Indians have declared almost $10bn in hidden wealth under a government amnesty on tax evasion, as part of Prime Minister Narendra Modi's moves to crack down on huge piles of black money.
Finance Minister Arun Jaitley said the four-month scheme that closed on Friday had resulted in 64,275 declarations of previously undisclosed assets and income, totalling 652.5bn rupees ($9.8bn).
"With so many people declaring money it shows a significant number of people want to become tax compliant," Jaitley told reporters in New Delhi on Saturday.
"This figure could be revised upward once the final tabulation is done," the minister said, adding that the additional revenue would help fund public welfare schemes.

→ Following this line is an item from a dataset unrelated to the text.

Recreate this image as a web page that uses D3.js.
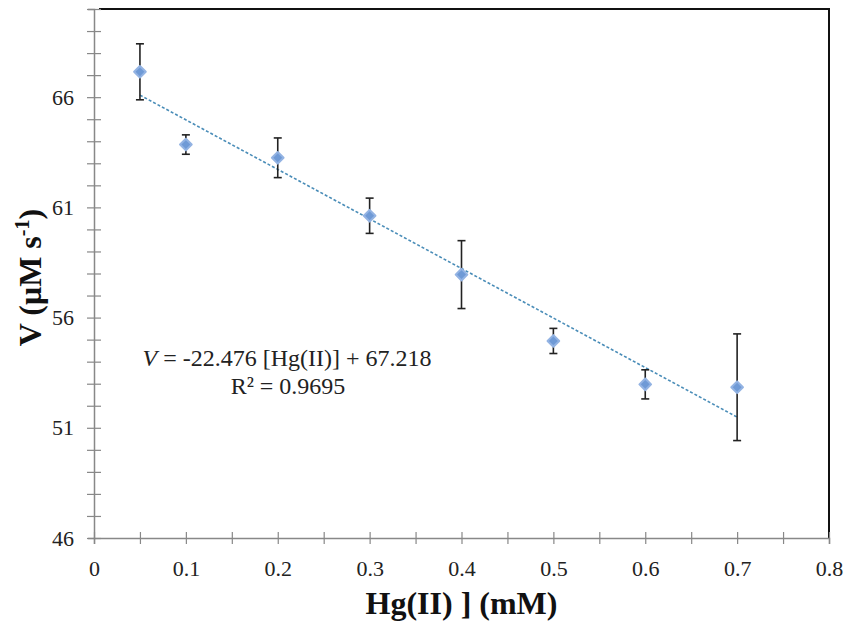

India's taxpayers are startlingly few, with only around 2.5% of its 1.2bn population filing returns -- largely because the so-called unorganised sector employs so many people who are paid cash.
Modi vowed to crack down on tax avoidance to tackle the country's yawning inequality after storming to power at elections in 2014.
His government introduced a slew of rules this year including making it mandatory to declare a unique taxpayer number when purchasing goods over 200,000 rupees.
Under the scheme, authorities promised not to pursue Indians in return for coming clean on hidden wealth and paying tax on it.
But accountants and other experts remained sceptical about whether Indians would cough up their wealth. The government did not announce a public target for the initiative.
Across all levels of society, rounding up tax is difficult when dodging it is practically a national sport, from small-time landlords who request rent in cash to large-scale money laundering via state lotteries.
Only six people earning over 500mn rupees ($7.4mn) filed returns in 2012-2013, despite there being an estimated 2,100 ultra-wealthy Indians whose net worth exceeds $50mn.
Billions of dollars in unpaid taxes deprive the government of revenues that could be spent on changing lives in a country where 270mn people survive on less than $2 a day, according to the World Bank.